* [DATA PROVIDED]:
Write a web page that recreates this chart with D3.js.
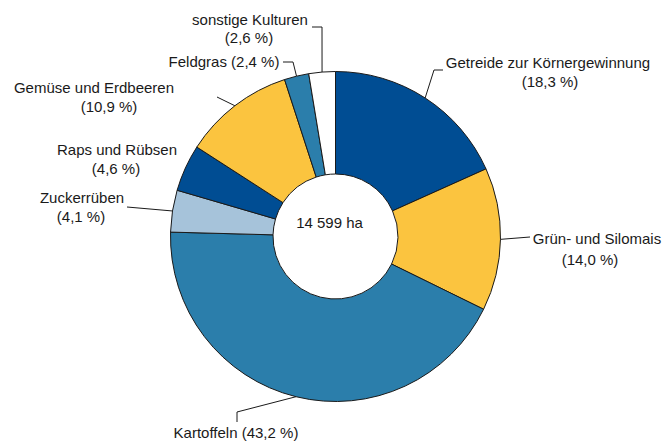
<!DOCTYPE html>
<html lang="de">
<head>
  <meta charset="UTF-8">
  <title>Anbauflächen</title>
  <script src="https://d3js.org/d3.v7.min.js"></script>
  <style>
    body { margin: 0; background: #fff; font-family: "Liberation Sans", Arial, sans-serif; }
    text { fill: #1a1a1a; font-size: 15px; }
  </style>
</head>
<body>
  <svg id="chart" width="665" height="441"></svg>
  <script>
    // data
    const categories = ['Getreide zur Körnergewinnung', 'Grün- und Silomais', 'Kartoffeln', 'Zuckerrüben',
      'Raps und Rübsen', 'Gemüse und Erdbeeren', 'Feldgras', 'sonstige Kulturen'];
    const shares = [18.3, 14.0, 43.2, 4.1, 4.6, 10.9, 2.4, 2.6];
    const totalLabel = '14 599 ha';

    const colors = ['#004d93', '#fbc43f', '#2b7eab', '#a6c3da', '#004d93', '#fbc43f', '#2b7eab', '#ffffff'];

    // label layout: text lines + anchor, leader elbow/end points (null = no leader)
    const labelLayout = [
      { lines: [[548, 68, 'Getreide zur Körnergewinnung'], [550, 87, '(18,3 %)']], leader: [[434, 70], [443, 70]] },
      { lines: [[597, 244, 'Grün- und Silomais'], [590, 265, '(14,0 %)']], leader: [[530, 237]] },
      { lines: [[236, 438, 'Kartoffeln (43,2 %)']], leader: [[237, 412], [237, 422]] },
      { lines: [[82, 203, 'Zuckerrüben'], [81, 222, '(4,1 %)']], leader: [[127, 207]] },
      { lines: [[117, 155, 'Raps und Rübsen'], [116, 174, '(4,6 %)']], leader: null },
      { lines: [[94, 93, 'Gemüse und Erdbeeren'], [109, 112, '(10,9 %)']], leader: [[217, 97]] },
      { lines: [[224, 67, 'Feldgras (2,4 %)']], leader: [[293, 62], [283, 62]] },
      { lines: [[250, 25, 'sonstige Kulturen'], [249, 43, '(2,6 %)']], leader: [[322, 27], [312, 27]] }
    ];

    const svg = d3.select('#chart');
    const cx = 335.5, cy = 236.5, rOuter = 165, rInner = 62.5;

    const pie = d3.pie().sort(null).value(d => d);
    const arcs = pie(shares);
    const arc = d3.arc().innerRadius(rInner).outerRadius(rOuter);

    const g = svg.append('g').attr('transform', `translate(${cx},${cy})`);
    g.selectAll('path.slice')
      .data(arcs)
      .enter()
      .append('path')
      .attr('class', 'slice')
      .attr('d', arc)
      .attr('fill', (d, i) => colors[i])
      .attr('stroke', '#1a1a1a')
      .attr('stroke-width', 1);

    g.append('text')
      .attr('x', -6)
      .attr('y', -9)
      .attr('text-anchor', 'middle')
      .text(totalLabel);

    // leader lines
    arcs.forEach((d, i) => {
      const lay = labelLayout[i];
      if (lay.leader) {
        const a = (d.startAngle + d.endAngle) / 2;
        const pts = [[cx + rOuter * Math.sin(a), cy - rOuter * Math.cos(a)]].concat(lay.leader);
        svg.append('path')
          .attr('d', d3.line()(pts))
          .attr('fill', 'none')
          .attr('stroke', '#1a1a1a')
          .attr('stroke-width', 1);
      }
      lay.lines.forEach(l => {
        svg.append('text')
          .attr('x', l[0])
          .attr('y', l[1])
          .attr('text-anchor', 'middle')
          .text(l[2]);
      });
    });
  </script>
</body>
</html>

* [GOAL]:
Leave the pictures out and output the rest of the listing exactly.

* [WORKED ANSWER]:
Write a web page that recreates this chart with D3.js.
<!DOCTYPE html>
<html lang="de">
<head>
  <meta charset="UTF-8">
  <title>Anbauflächen</title>
  <script src="https://d3js.org/d3.v7.min.js"></script>
  <style>
    body { margin: 0; background: #fff; font-family: "Liberation Sans", Arial, sans-serif; }
    text { fill: #1a1a1a; font-size: 15px; }
  </style>
</head>
<body>
  <svg id="chart" width="665" height="441"></svg>
  <script>
    // data
    const categories = ['Getreide zur Körnergewinnung', 'Grün- und Silomais', 'Kartoffeln', 'Zuckerrüben',
      'Raps und Rübsen', 'Gemüse und Erdbeeren', 'Feldgras', 'sonstige Kulturen'];
    const shares = [18.3, 14.0, 43.2, 4.1, 4.6, 10.9, 2.4, 2.6];
    const totalLabel = '14 599 ha';

    const colors = ['#004d93', '#fbc43f', '#2b7eab', '#a6c3da', '#004d93', '#fbc43f', '#2b7eab', '#ffffff'];

    // label layout: text lines + anchor, leader elbow/end points (null = no leader)
    const labelLayout = [
      { lines: [[548, 68, 'Getreide zur Körnergewinnung'], [550, 87, '(18,3 %)']], leader: [[434, 70], [443, 70]] },
      { lines: [[597, 244, 'Grün- und Silomais'], [590, 265, '(14,0 %)']], leader: [[530, 237]] },
      { lines: [[236, 438, 'Kartoffeln (43,2 %)']], leader: [[237, 412], [237, 422]] },
      { lines: [[82, 203, 'Zuckerrüben'], [81, 222, '(4,1 %)']], leader: [[127, 207]] },
      { lines: [[117, 155, 'Raps und Rübsen'], [116, 174, '(4,6 %)']], leader: null },
      { lines: [[94, 93, 'Gemüse und Erdbeeren'], [109, 112, '(10,9 %)']], leader: [[217, 97]] },
      { lines: [[224, 67, 'Feldgras (2,4 %)']], leader: [[293, 62], [283, 62]] },
      { lines: [[250, 25, 'sonstige Kulturen'], [249, 43, '(2,6 %)']], leader: [[322, 27], [312, 27]] }
    ];

    const svg = d3.select('#chart');
    const cx = 335.5, cy = 236.5, rOuter = 165, rInner = 62.5;

    const pie = d3.pie().sort(null).value(d => d);
    const arcs = pie(shares);
    const arc = d3.arc().innerRadius(rInner).outerRadius(rOuter);

    const g = svg.append('g').attr('transform', `translate(${cx},${cy})`);
    g.selectAll('path.slice')
      .data(arcs)
      .enter()
      .append('path')
      .attr('class', 'slice')
      .attr('d', arc)
      .attr('fill', (d, i) => colors[i])
      .attr('stroke', '#1a1a1a')
      .attr('stroke-width', 1);

    g.append('text')
      .attr('x', -6)
      .attr('y', -9)
      .attr('text-anchor', 'middle')
      .text(totalLabel);

    // leader lines
    arcs.forEach((d, i) => {
      const lay = labelLayout[i];
      if (lay.leader) {
        const a = (d.startAngle + d.endAngle) / 2;
        const pts = [[cx + rOuter * Math.sin(a), cy - rOuter * Math.cos(a)]].concat(lay.leader);
        svg.append('path')
          .attr('d', d3.line()(pts))
          .attr('fill', 'none')
          .attr('stroke', '#1a1a1a')
          .attr('stroke-width', 1);
      }
      lay.lines.forEach(l => {
        svg.append('text')
          .attr('x', l[0])
          .attr('y', l[1])
          .attr('text-anchor', 'middle')
          .text(l[2]);
      });
    });
  </script>
</body>
</html>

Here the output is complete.